PROBLEM REQUIREMENTS: Copy the listing verbatim, excluding any images found in it.

SOURCE DATA:

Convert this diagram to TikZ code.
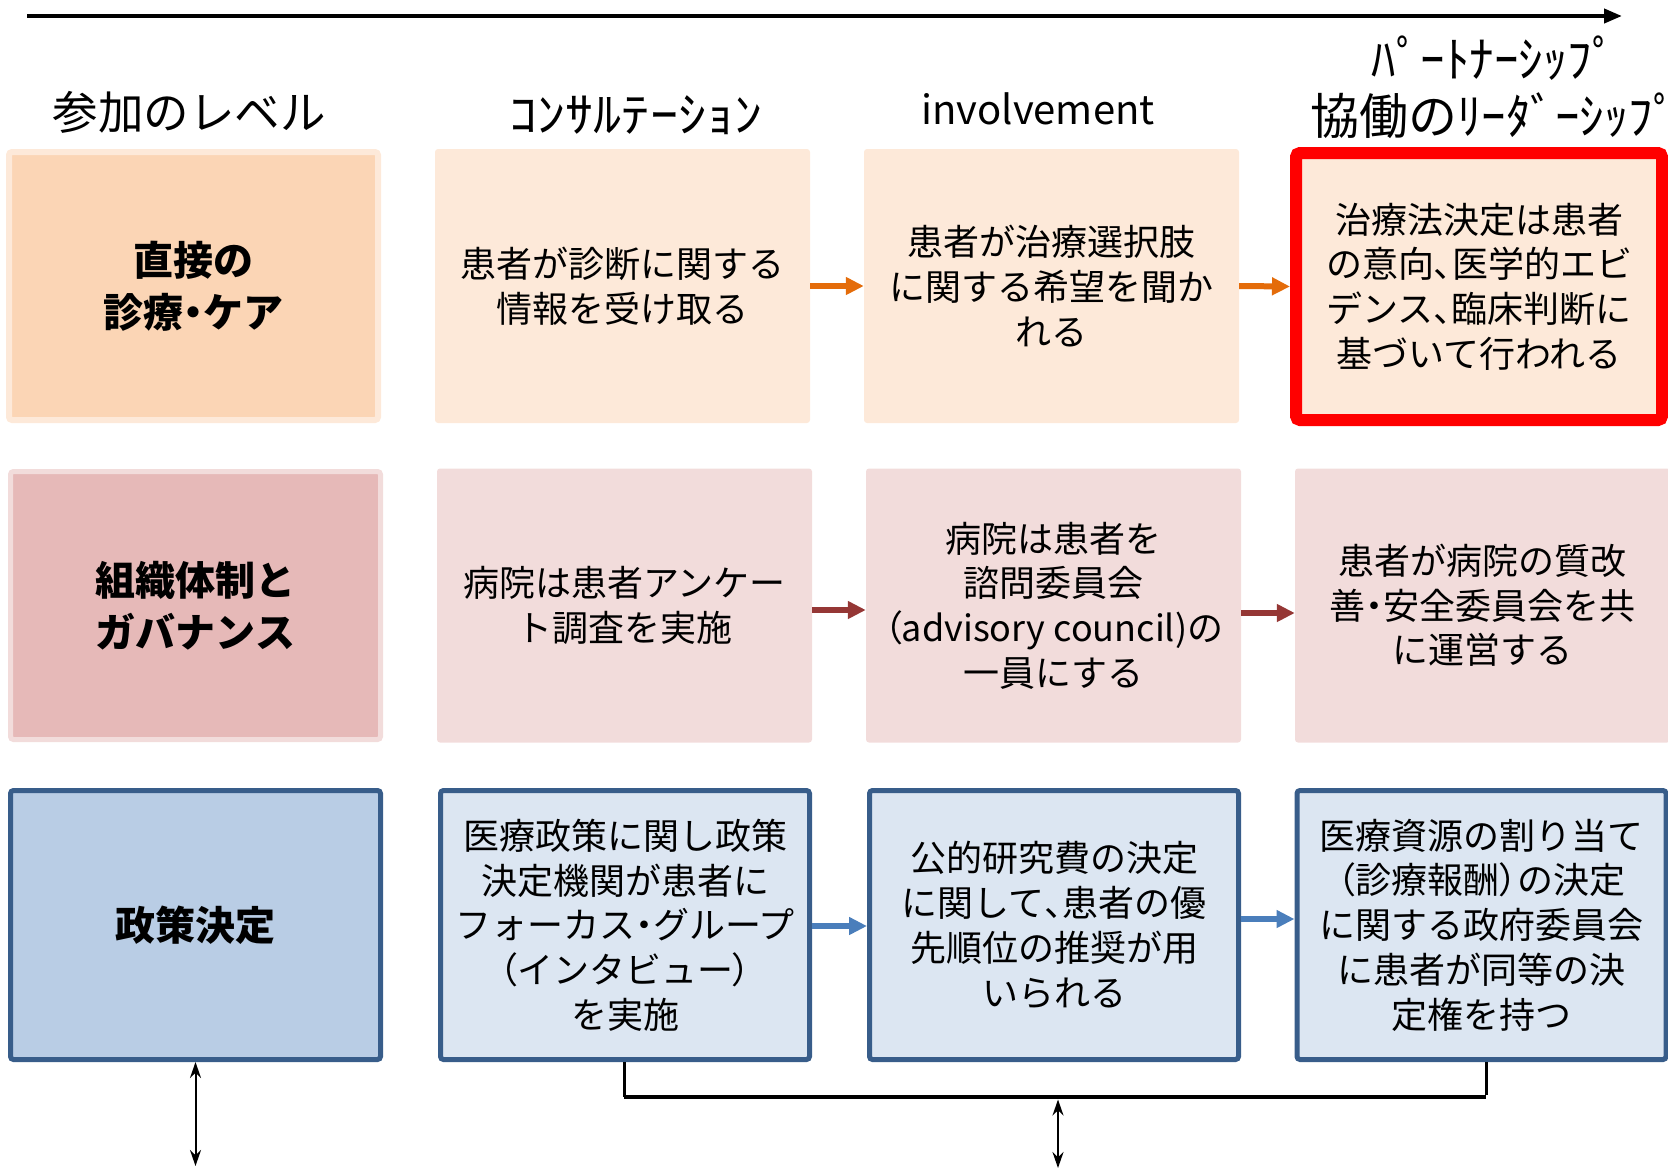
\documentclass[tikz,border=0pt]{standalone}
\usepackage{fontspec}
\newfontfamily\jp{Noto Sans CJK JP}
\newcommand\narrowp[1]{{\addfontfeature{RawFeature=+palt}#1}}
\usetikzlibrary{arrows.meta}
\definecolor{peachD}{HTML}{FBD5B5}
\definecolor{peachL}{HTML}{FDE9D9}
\definecolor{roseD}{HTML}{E6B9B8}
\definecolor{roseL}{HTML}{F2DCDB}
\definecolor{blueD}{HTML}{B9CDE5}
\definecolor{blueL}{HTML}{DCE6F2}
\definecolor{blueB}{HTML}{385D8A}
\definecolor{arrOrange}{HTML}{E46C0A}
\definecolor{arrRed}{HTML}{953735}
\definecolor{arrBlue}{HTML}{4A7EBB}
\tikzset{
  cell/.style={rectangle, rounded corners=3pt, align=center, inner sep=0pt,
    font=\jp\fontsize{36}{44.7}\selectfont, minimum width=375pt, minimum height=274pt},
  headcell/.style={cell, font=\jp\bfseries\fontsize{40}{52}\selectfont},
  rowA/.style={cell, fill=peachL},
  rowAhead/.style={headcell, fill=peachD, draw=peachL, line width=6pt, minimum width=369pt, minimum height=268pt},
  rowAred/.style={cell, fill=peachL, draw=red, line width=12pt, rounded corners=4pt, minimum width=366pt, minimum height=267pt},
  rowB/.style={cell, fill=roseL},
  rowBhead/.style={headcell, fill=roseD, draw=roseL, line width=5pt, minimum width=370pt, minimum height=268pt},
  rowC/.style={cell, fill=blueL, draw=blueB, line width=5pt, minimum width=369pt, minimum height=269pt},
  rowChead/.style={headcell, fill=blueD, draw=blueB, line width=5pt, minimum width=370pt, minimum height=269pt},
  hdr/.style={font=\jp\fontsize{45.5}{57}\selectfont, inner sep=0pt, align=center},
  flow/.style={line width=6pt, -{Triangle[length=18pt,width=17pt]}},
  dbl/.style={line width=2pt, {Stealth[length=16pt,width=11pt]}-{Stealth[length=16pt,width=11pt]}},
}
\begin{document}
\begin{tikzpicture}[x=1pt,y=-1pt]
\useasboundingbox (0,0) rectangle (1668,1168);

% top axis arrow
\coordinate (axL) at (27,16);
\coordinate (axR) at (1622,16);
\draw[line width=4pt, -{Triangle[length=18pt,width=14pt]}] (axL) -- (axR);

% headers
\node[hdr] (h0) at (189,112) {参加のレベル};
\node[hdr, font=\jp\fontsize{48}{57}\selectfont] (h1) at (636,115) {\scalebox{1.17}[1]{ｺﾝｻﾙﾃｰｼｮﾝ}};
\node[hdr, font=\jp\fontsize{40}{48}\selectfont] (h2) at (1038,109) {involvement};
\node[hdr, font=\jp\fontsize{49}{57}\selectfont] (h3) at (1494,87) {ﾊﾟｰﾄﾅｰｼｯﾌﾟ\\協働のﾘｰﾀﾞｰｼｯﾌﾟ};

% row 1
\node[rowAhead] (a1) at (193.5,286) {直接の\\診療\narrowp{・}ケア};
\node[rowA] (a2) at (622.5,286) {患者が診断に関する\\情報を受け取る};
\node[rowA] (a3) at (1051.5,286) {患者が治療選択肢\\に関する希望を聞か\\れる};
\node[rowAred] (a4) at (1479,286.5) {治療法決定は患者\\の意向\narrowp{、}医学的エビ\\デンス\narrowp{、}臨床判断に\\基づいて行われる};

% row 2
\node[rowBhead] (b1) at (195.5,605.5) {組織体制と\\ガバナンス};
\node[rowB] (b2) at (624.5,605.5) {病院は患者アンケー\\ト調査を実施};
\node[rowB] (b3) at (1053.5,605.5) {病院は患者を\\諮問委員会\\\narrowp{（}advisory council)の\\一員にする};
\node[rowB] (b4) at (1482.5,605.5) {患者が病院の質改\\善\narrowp{・}安全委員会を共\\に運営する};

% row 3
\node[rowChead] (c1) at (195.5,925) {政策決定};
\node[rowC] (c2) at (625,925) {医療政策に関し政策\\決定機関が患者に\\フォーカス\narrowp{・}グループ\\\narrowp{（}インタビュー\narrowp{）}\\を実施};
\node[rowC] (c3) at (1054,925) {公的研究費の決定\\に関して\narrowp{、}患者の優\\先順位の推奨が用\\いられる};
\node[rowC] (c4) at (1481.5,925) {医療資源の割り当て\\\narrowp{（}診療報酬\narrowp{）}の決定\\に関する政府委員会\\に患者が同等の決\\定権を持つ};

% flow arrows
\draw[flow, arrOrange] (a2.east) -- (a3.west);
\draw[flow, arrOrange] (a3.east) -- (a4.west);
\draw[flow, arrRed] ([yshift=-4.5pt]b2.east) -- ([yshift=-4.5pt]b3.west);
\draw[flow, arrRed] ([yshift=-7.5pt]b3.east) -- ([yshift=-7.5pt]b4.west);
\draw[flow, arrBlue] ([yshift=-1pt]c2.east) -- ([yshift=-1pt]c3.west);
\draw[flow, arrBlue] ([yshift=6pt]c3.east) -- ([yshift=6pt]c4.west);

% bottom connectors
\coordinate (lbot) at (195.5,1166);
\draw[dbl] (c1.south) -- (lbot);

\coordinate (bl) at (624,1097);
\coordinate (br) at (1486,1097);
\draw[line width=3pt] (bl |- c2.south) -- (bl);
\draw[line width=3pt] (br |- c4.south) -- ([yshift=2pt]br);
\draw[line width=4.5pt] (bl) -- (br);
\coordinate (mtop) at (1058,1099.5);
\coordinate (mbot) at (1058,1168);
\draw[dbl] (mtop) -- (mbot);
\end{tikzpicture}
\end{document}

THE OUTPUT:
Convert this diagram to TikZ code.
\documentclass[tikz,border=0pt]{standalone}
\usepackage{fontspec}
\newfontfamily\jp{Noto Sans CJK JP}
\newcommand\narrowp[1]{{\addfontfeature{RawFeature=+palt}#1}}
\usetikzlibrary{arrows.meta}
\definecolor{peachD}{HTML}{FBD5B5}
\definecolor{peachL}{HTML}{FDE9D9}
\definecolor{roseD}{HTML}{E6B9B8}
\definecolor{roseL}{HTML}{F2DCDB}
\definecolor{blueD}{HTML}{B9CDE5}
\definecolor{blueL}{HTML}{DCE6F2}
\definecolor{blueB}{HTML}{385D8A}
\definecolor{arrOrange}{HTML}{E46C0A}
\definecolor{arrRed}{HTML}{953735}
\definecolor{arrBlue}{HTML}{4A7EBB}
\tikzset{
  cell/.style={rectangle, rounded corners=3pt, align=center, inner sep=0pt,
    font=\jp\fontsize{36}{44.7}\selectfont, minimum width=375pt, minimum height=274pt},
  headcell/.style={cell, font=\jp\bfseries\fontsize{40}{52}\selectfont},
  rowA/.style={cell, fill=peachL},
  rowAhead/.style={headcell, fill=peachD, draw=peachL, line width=6pt, minimum width=369pt, minimum height=268pt},
  rowAred/.style={cell, fill=peachL, draw=red, line width=12pt, rounded corners=4pt, minimum width=366pt, minimum height=267pt},
  rowB/.style={cell, fill=roseL},
  rowBhead/.style={headcell, fill=roseD, draw=roseL, line width=5pt, minimum width=370pt, minimum height=268pt},
  rowC/.style={cell, fill=blueL, draw=blueB, line width=5pt, minimum width=369pt, minimum height=269pt},
  rowChead/.style={headcell, fill=blueD, draw=blueB, line width=5pt, minimum width=370pt, minimum height=269pt},
  hdr/.style={font=\jp\fontsize{45.5}{57}\selectfont, inner sep=0pt, align=center},
  flow/.style={line width=6pt, -{Triangle[length=18pt,width=17pt]}},
  dbl/.style={line width=2pt, {Stealth[length=16pt,width=11pt]}-{Stealth[length=16pt,width=11pt]}},
}
\begin{document}
\begin{tikzpicture}[x=1pt,y=-1pt]
\useasboundingbox (0,0) rectangle (1668,1168);

% top axis arrow
\coordinate (axL) at (27,16);
\coordinate (axR) at (1622,16);
\draw[line width=4pt, -{Triangle[length=18pt,width=14pt]}] (axL) -- (axR);

% headers
\node[hdr] (h0) at (189,112) {参加のレベル};
\node[hdr, font=\jp\fontsize{48}{57}\selectfont] (h1) at (636,115) {\scalebox{1.17}[1]{ｺﾝｻﾙﾃｰｼｮﾝ}};
\node[hdr, font=\jp\fontsize{40}{48}\selectfont] (h2) at (1038,109) {involvement};
\node[hdr, font=\jp\fontsize{49}{57}\selectfont] (h3) at (1494,87) {ﾊﾟｰﾄﾅｰｼｯﾌﾟ\\協働のﾘｰﾀﾞｰｼｯﾌﾟ};

% row 1
\node[rowAhead] (a1) at (193.5,286) {直接の\\診療\narrowp{・}ケア};
\node[rowA] (a2) at (622.5,286) {患者が診断に関する\\情報を受け取る};
\node[rowA] (a3) at (1051.5,286) {患者が治療選択肢\\に関する希望を聞か\\れる};
\node[rowAred] (a4) at (1479,286.5) {治療法決定は患者\\の意向\narrowp{、}医学的エビ\\デンス\narrowp{、}臨床判断に\\基づいて行われる};

% row 2
\node[rowBhead] (b1) at (195.5,605.5) {組織体制と\\ガバナンス};
\node[rowB] (b2) at (624.5,605.5) {病院は患者アンケー\\ト調査を実施};
\node[rowB] (b3) at (1053.5,605.5) {病院は患者を\\諮問委員会\\\narrowp{（}advisory council)の\\一員にする};
\node[rowB] (b4) at (1482.5,605.5) {患者が病院の質改\\善\narrowp{・}安全委員会を共\\に運営する};

% row 3
\node[rowChead] (c1) at (195.5,925) {政策決定};
\node[rowC] (c2) at (625,925) {医療政策に関し政策\\決定機関が患者に\\フォーカス\narrowp{・}グループ\\\narrowp{（}インタビュー\narrowp{）}\\を実施};
\node[rowC] (c3) at (1054,925) {公的研究費の決定\\に関して\narrowp{、}患者の優\\先順位の推奨が用\\いられる};
\node[rowC] (c4) at (1481.5,925) {医療資源の割り当て\\\narrowp{（}診療報酬\narrowp{）}の決定\\に関する政府委員会\\に患者が同等の決\\定権を持つ};

% flow arrows
\draw[flow, arrOrange] (a2.east) -- (a3.west);
\draw[flow, arrOrange] (a3.east) -- (a4.west);
\draw[flow, arrRed] ([yshift=-4.5pt]b2.east) -- ([yshift=-4.5pt]b3.west);
\draw[flow, arrRed] ([yshift=-7.5pt]b3.east) -- ([yshift=-7.5pt]b4.west);
\draw[flow, arrBlue] ([yshift=-1pt]c2.east) -- ([yshift=-1pt]c3.west);
\draw[flow, arrBlue] ([yshift=6pt]c3.east) -- ([yshift=6pt]c4.west);

% bottom connectors
\coordinate (lbot) at (195.5,1166);
\draw[dbl] (c1.south) -- (lbot);

\coordinate (bl) at (624,1097);
\coordinate (br) at (1486,1097);
\draw[line width=3pt] (bl |- c2.south) -- (bl);
\draw[line width=3pt] (br |- c4.south) -- ([yshift=2pt]br);
\draw[line width=4.5pt] (bl) -- (br);
\coordinate (mtop) at (1058,1099.5);
\coordinate (mbot) at (1058,1168);
\draw[dbl] (mtop) -- (mbot);
\end{tikzpicture}
\end{document}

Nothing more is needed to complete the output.